Her sister phoned back . . .
“What did he say?” Katherine eagerly asked.
Pops said, “Tell her I love her.”
Katherine says that she and Pops sometimes sit up together late at night. He still has many questions and challenges despite his love for her. And I got the sense that they may still disagree about some things, but there is no disagreement about their love for each other and their choice to be in loving dialog together. Their love, like God, is a verb.

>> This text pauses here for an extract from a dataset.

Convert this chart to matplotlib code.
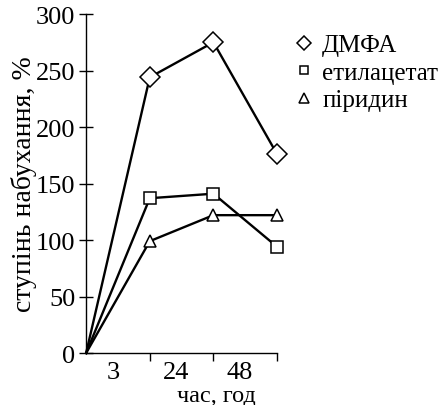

God is still speaking, “I want you to be in relationship with me, to dialog with me and love me as I love you. And I want you to be in dialog with your neighbors, friends, and creation in the same way. Remembering . . . always remembering how good it feels to be loved that way, . . . and then do your best to give that same kind of love away no matter how challenging it is -- to everyone, including yourself, as often as you can, not based upon their worthiness or your own, but simply because you recognize My creation imprint and power in all My creation.”
Love is God’s open door of creation. When unleashed, it always makes a way out of no way.

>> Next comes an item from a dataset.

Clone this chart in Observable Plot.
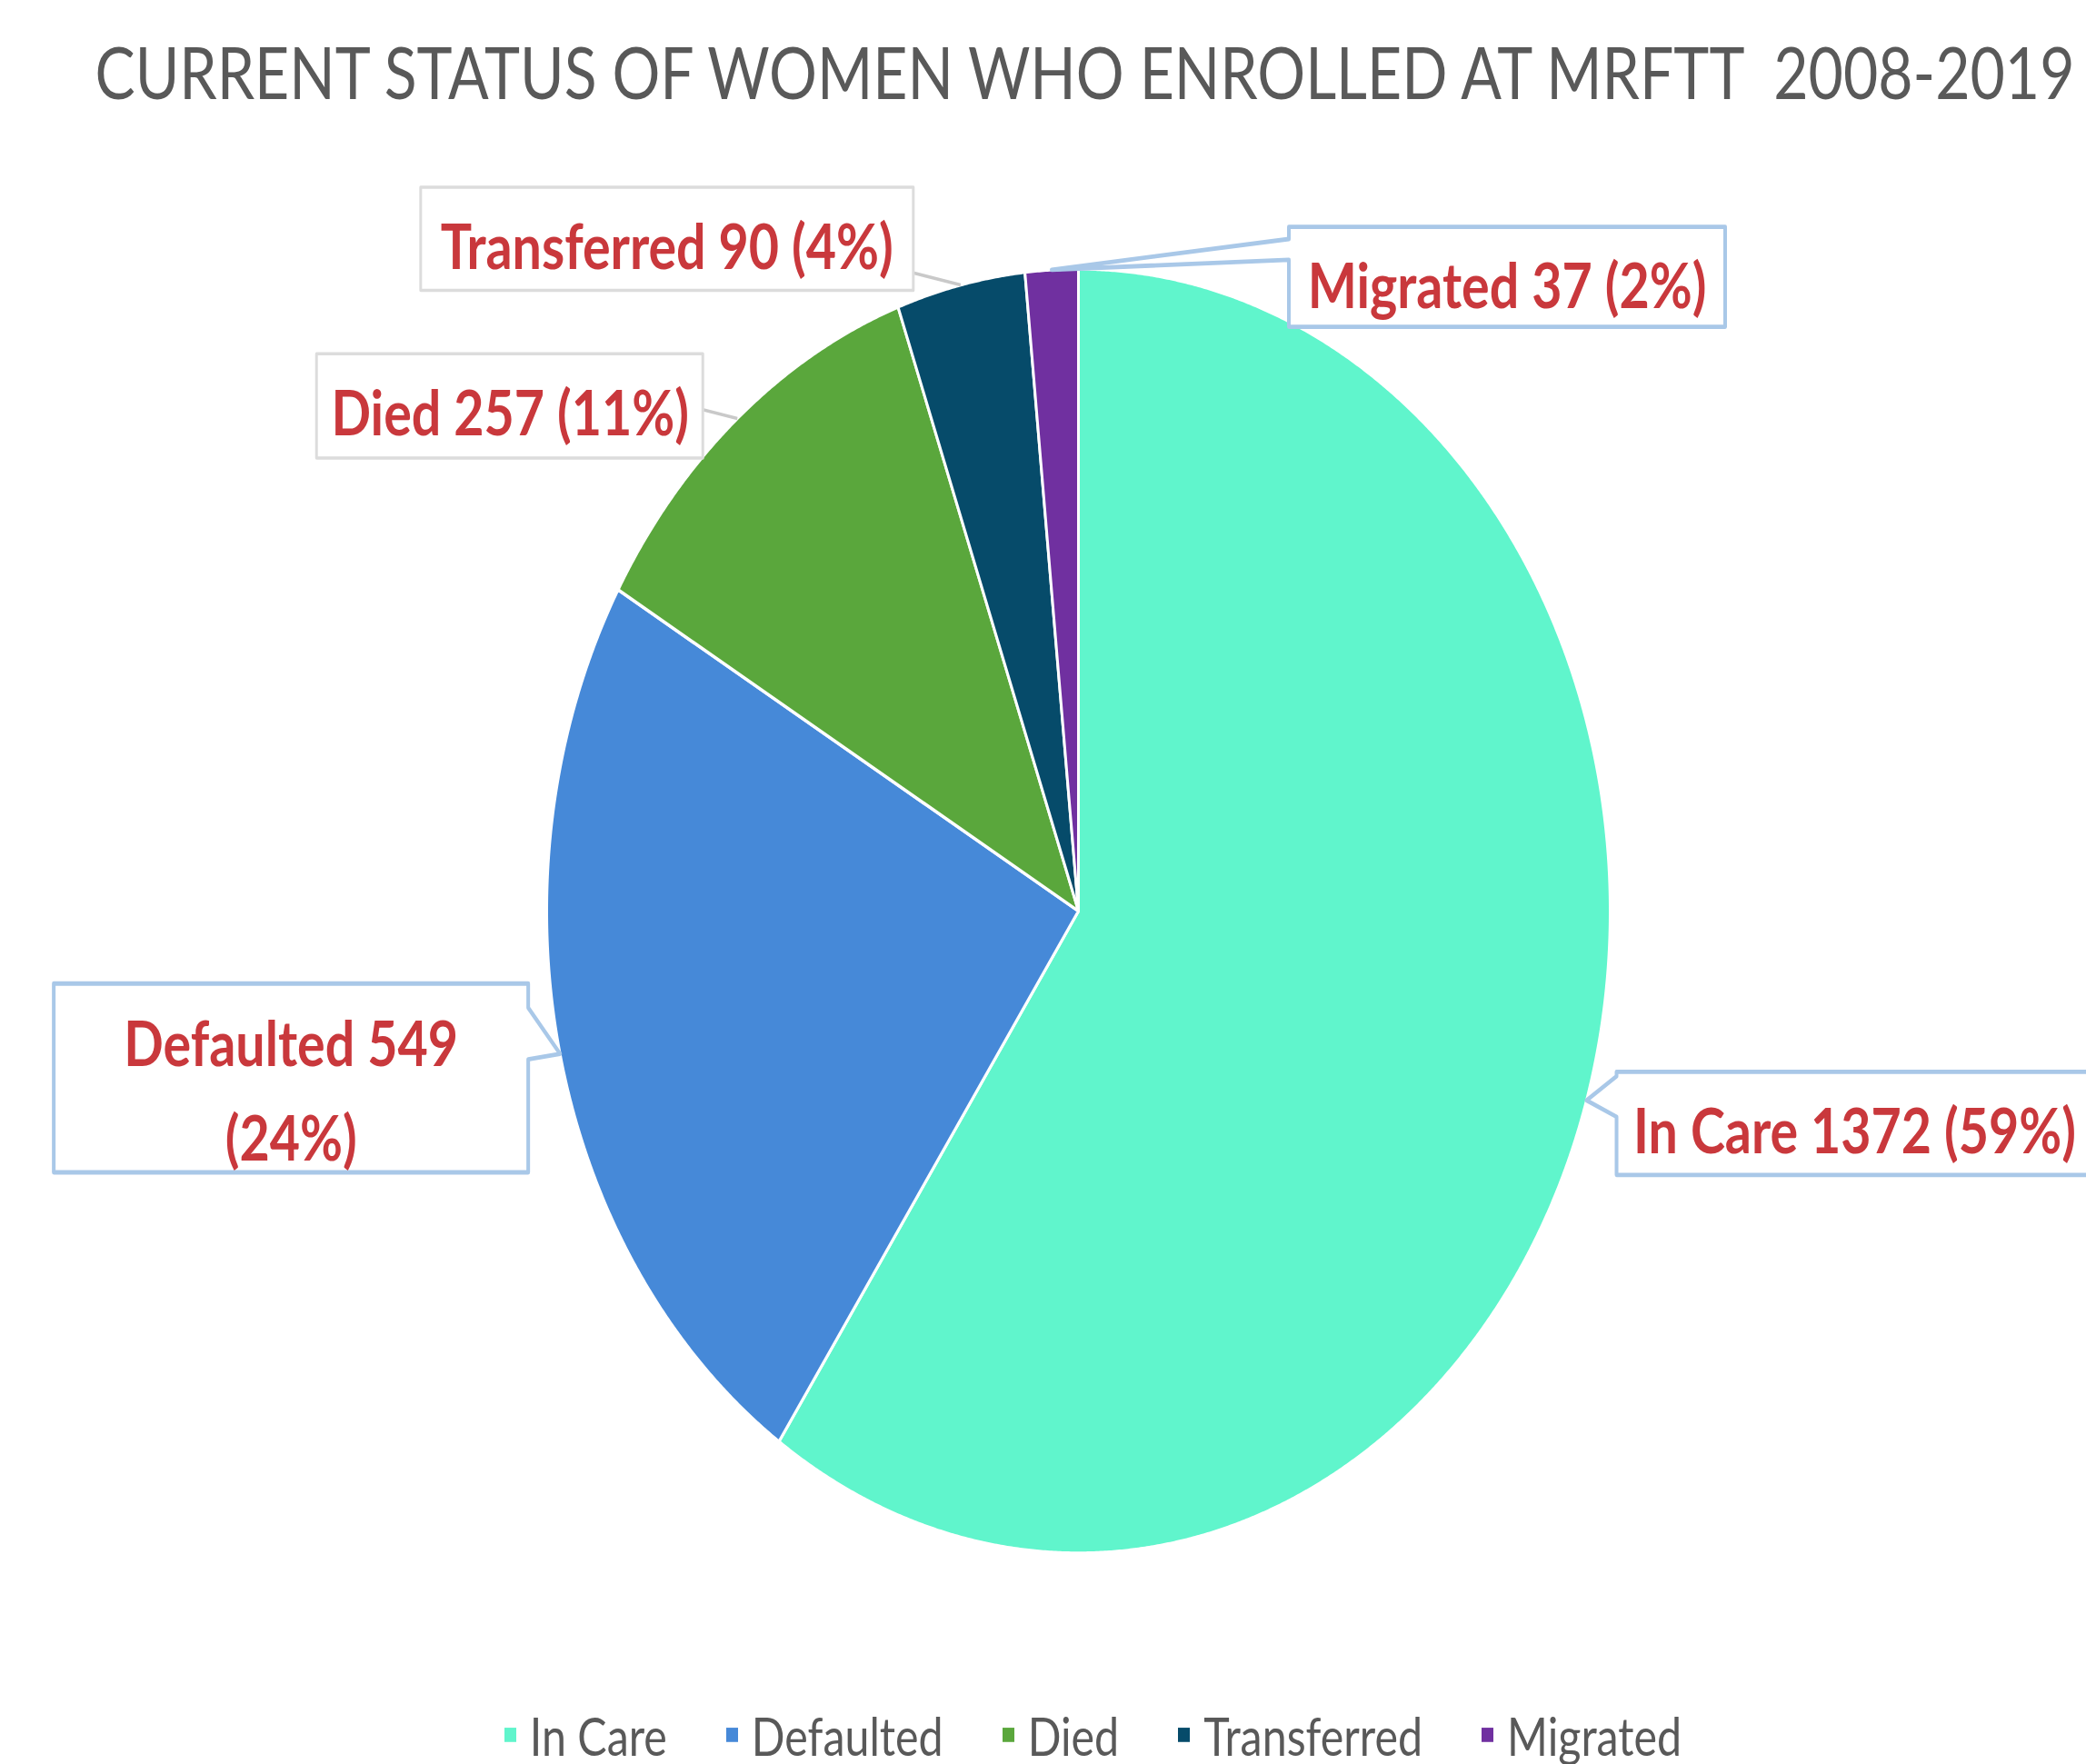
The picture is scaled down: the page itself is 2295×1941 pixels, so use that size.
<!DOCTYPE html>
<html>
<head>
<meta charset="utf-8">
<script src="https://cdn.jsdelivr.net/npm/d3@7"></script>
<script src="https://cdn.jsdelivr.net/npm/@observablehq/plot@0.6"></script>
<style>
html { margin: 0; padding: 0; background: #fff; overflow: hidden; }
body { margin: 0; padding: 0; background: #fff; width: 2295px; height: 1941px; }
#wrap { position: relative; width: 2295px; height: 1607px; transform: scaleY(1.2078); transform-origin: 0 0; }
#chart { position: absolute; left: 0; top: 0; }
#title { position: absolute; left: 46px; width: 2295px; text-align: center; font-family: Lato, sans-serif; color: #595959; white-space: pre; line-height: 1; }
#legend { position: absolute; left: 55px; width: 2295px; }
#legend .lg-swatches { font-family: Lato, sans-serif; color: #595959; margin: 0; line-height: 1.2; }
#legend .lg-swatches-wrap { justify-content: center; }
#legend .lg-swatch { margin-right: 65px; }
#legend .lg-swatch:last-child { margin-right: 0; }
#legend .lg-swatch > svg { margin-right: 15px; }
</style>
</head>
<body>
<div id="wrap"><div id="chart"></div><div id="title"></div><div id="legend"></div></div>
<script>
// ---- data ----
const categories = ["In Care", "Defaulted", "Died", "Transferred", "Migrated"];
const counts = [1372, 549, 257, 90, 37];
const percents = [59, 24, 11, 4, 2];
const colors = ["#60f5cc", "#4689d8", "#5aa73c", "#064b6a", "#7030a0"];
const titleText = "CURRENT STATUS OF WOMEN WHO ENROLLED AT MRFTT  2008-2019";
const labelTexts = ["In Care 1372 (59%)", "Defaulted 549\n(24%)", "Died 257 (11%)", "Transferred 90 (4%)", "Migrated 37 (2%)"];

// ---- layout (px, before vertical stretch) ----
const W = 2295, H = 1607, CX = 1186, CY = 829.5, R = 585;
// label boxes relative to the slice's outer edge point: box [dx1,dx2,dy1,dy2], text centre [dx,dy]
const labelLayout = [
  {box: [33, 565, -26, 68], text: [295, 21], border: "blue", notch: ["left", -22, 15]},
  {box: [-557, -35, -64, 108], text: [-296, 27], border: "blue", notch: ["right", -42, 5]},
  {box: [-463, -38, -59, 36], text: [-250, -12], border: "gray", leader: [-38, -8]},
  {box: [-594, -52, -89, 5], text: [-323, -42], border: "gray", leader: [-52, -11]},
  {box: [261, 741, -39, 52], text: [501, 7], border: "blue", notch: ["left", -28, -9]}
];

const ctx = document.createElement("canvas").getContext("2d");
function fitSize(text, weight, target) {
  ctx.font = `${weight} 100px Lato`;
  return 100 * target / ctx.measureText(text).width;
}

const data = categories.map((name, i) => ({name, count: counts[i], pct: percents[i]}));
const arcs = d3.pie().sort(null).value(d => d.count)(data);

// slice polygons in unit coordinates
const slicePts = [];
arcs.forEach(a => {
  const name = a.data.name;
  slicePts.push({name, x: 0, y: 0});
  const n = Math.max(4, Math.ceil((a.endAngle - a.startAngle) / 0.004));
  for (let i = 0; i <= n; i++) {
    const t = a.startAngle + (a.endAngle - a.startAngle) * i / n;
    slicePts.push({name, x: Math.sin(t), y: Math.cos(t)});
  }
  slicePts.push({name, x: 0, y: 0});
});

// label geometry
const boxPts = [], textRows = [], leaders = [];
arcs.forEach((a, i) => {
  const mid = (a.startAngle + a.endAngle) / 2;
  const tx = Math.sin(mid), ty = Math.cos(mid);
  const L = labelLayout[i];
  const P = (dx, dy) => [tx + dx / R, ty - dy / R];
  const [x1, x2, y1, y2] = L.box;
  const pts = [[x1, y1], [x2, y1]];
  if (L.notch && L.notch[0] === "right") pts.push([x2, L.notch[1]], [0, 0], [x2, L.notch[2]]);
  pts.push([x2, y2], [x1, y2]);
  if (L.notch && L.notch[0] === "left") pts.push([x1, L.notch[2]], [0, 0], [x1, L.notch[1]]);
  pts.push([x1, y1]);
  pts.forEach(([dx, dy]) => { const [x, y] = P(dx, dy); boxPts.push({name: a.data.name, border: L.border, x, y}); });
  const [lx, ly] = P(L.text[0], L.text[1]);
  textRows.push({x: lx, y: ly, text: labelTexts[i]});
  if (L.leader) {
    const [sx, sy] = P(L.leader[0], L.leader[1]);
    leaders.push({x1: sx, y1: sy, x2: tx, y2: ty});
  }
});

const labelSize = fitSize("In Care 1372 (59%)", "bold", 487);

const chart = Plot.plot({
  width: W,
  height: H,
  margin: 0,
  x: {domain: [-1, 1], range: [CX - R, CX + R], axis: null},
  y: {domain: [-1, 1], range: [CY + R, CY - R], axis: null},
  color: {domain: categories, range: colors},
  style: {background: "transparent"},
  marks: [
    Plot.line(slicePts, {x: "x", y: "y", z: "name", fill: "name", stroke: "white", strokeWidth: 3, strokeLinejoin: "round"}),
    Plot.link(leaders, {x1: "x1", y1: "y1", x2: "x2", y2: "y2", stroke: "#c9c9c9", strokeWidth: 3}),
    Plot.line(boxPts.filter(d => d.border === "gray"), {x: "x", y: "y", z: "name", fill: "white", stroke: "#dcdcdc", strokeWidth: 3}),
    Plot.line(boxPts.filter(d => d.border === "blue"), {x: "x", y: "y", z: "name", fill: "white", stroke: "#a9c8e8", strokeWidth: 4}),
    Plot.text(textRows, {x: "x", y: "y", text: "text", fill: "#c9383c", fontSize: labelSize, fontWeight: "bold", fontFamily: "Lato", lineHeight: 1.5})
  ]
});
document.getElementById("chart").appendChild(chart);

// title
const titleSize = fitSize(titleText, "normal", 2190);
const titleEl = document.getElementById("title");
titleEl.textContent = titleText;
titleEl.style.fontSize = titleSize + "px";
titleEl.style.top = (91 - 0.887 * titleSize) + "px";

// legend
const legendSize = fitSize("Transferred", "normal", 241);
const legend = Plot.legend({
  color: {type: "ordinal", domain: categories, range: colors},
  legend: "swatches",
  swatchSize: 13,
  className: "lg"
});
legend.style.fontSize = legendSize + "px";
const legendEl = document.getElementById("legend");
legendEl.appendChild(legend);
legendEl.style.top = (1581 - legendSize * 0.6) + "px";
</script>
</body>
</html>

Let me tell you what I believe Jesus taught us. The miracle of love is that if we practice the discipline of love this text describes, we will be able to feed all the hungry, clothe all the naked, open the eyes of all our social and emotionally blind, heal all the sick and brokenhearted.
And here’s what else I believe . . . it will happen.
Let us not be so preoccupied with our dissatisfaction with the things that are not yet, that we fail to recognize and give God thanks for the great progress we’ve made. I can’t think of a time in human history I’d like to go back to . . . Can you?
God, the call of creation says, “Behold, I set before you an open door . . . that no one can shut. We are called to move forward, changing the world. Here at Old South we have launched a Vision Plan to do just that. Think of how this church has helped change the world since 1669. Well . . . It’s our turn now.
With God’s love and help, let’s make it happen!